Ihren Nachfolger Olaf Scholz ließ die einstige Bundeskanzlerin gut davonkommen. Zwar sagte sie pflichtgemäß, dass sie sich eine CDU-geführte Regierung gewünscht habe. Doch sprach sie der neuen Regierung ihr „volles Vertrauen“ aus. Auf die Frage, ob sie angerufen worden sei in der Übergangszeit und von wem, hielt Merkel sich bedeckt. Schon in ihrer Amtszeit hat sie stets geschwiegen über ihre vertraulichen Telefonate. Wenn sie das Gefühl gehabt hätte, „da geht etwas in die vollständig falsche Richtung“, hätte sie viele Menschen anrufen können. „Das musste ich aber nicht.“

Eine Frage zu Friedrich Merz, dem Mann, der inzwischen die CDU anführt und die Unionsfraktion im Bundestag, durfte nicht fehlen. Ob es sie nicht „wahnsinnig“ mache, dass der Mann, den sie einst „elegant losgeworden“ sei, nach 16 Jahren als „Untoter“ zurückgekommen sei und nun die Partei übernommen habe. Ob sie sich nicht frage, ob das ihre Partei gewesen sei. Merkel sagte in diesem Schlussteil des Gesprächs, dass sie gerne CDU-Mitglied sei. Sie und Merz müssten „ein guter Jahrgang“ gewesen sein, weil beide Vorsitzende hätten sein wollen. Das komme im politischen Wettbewerb vor. Dass Merz jetzt Vorsitzender sei nach einem Mitgliederentscheid der CDU, „das ist dann so“.
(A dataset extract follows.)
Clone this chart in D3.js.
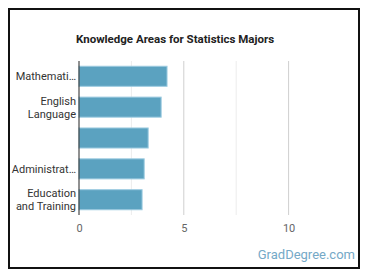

Die Veranstaltung, bei der Merkel auftrat, war einem kleinen Buch gewidmet, das der Aufbau Verlag herausgegeben hat. „Was also ist mein Land?“ lautet der Titel, es enthält drei Reden von Merkel. Eigentlich geht es aber nur um diejenige, die sie am 3. Oktober vorigen Jahres zum Jahrestag der Wiedervereinigung gehalten hatte. Damals hatte sie sich enttäuscht gezeigt, dass ihre ostdeutsche Vergangenheit in der CDU als Ballast angesehen worden sei. Es sei eine sehr persönliche Rede gewesen, sagte Merkel am Dienstagabend. Sie habe sie vielleicht nur zum Schluss ihrer Amtszeit halten können, weil sie „ein Stück Verletzlichkeit“ gezeigt habe.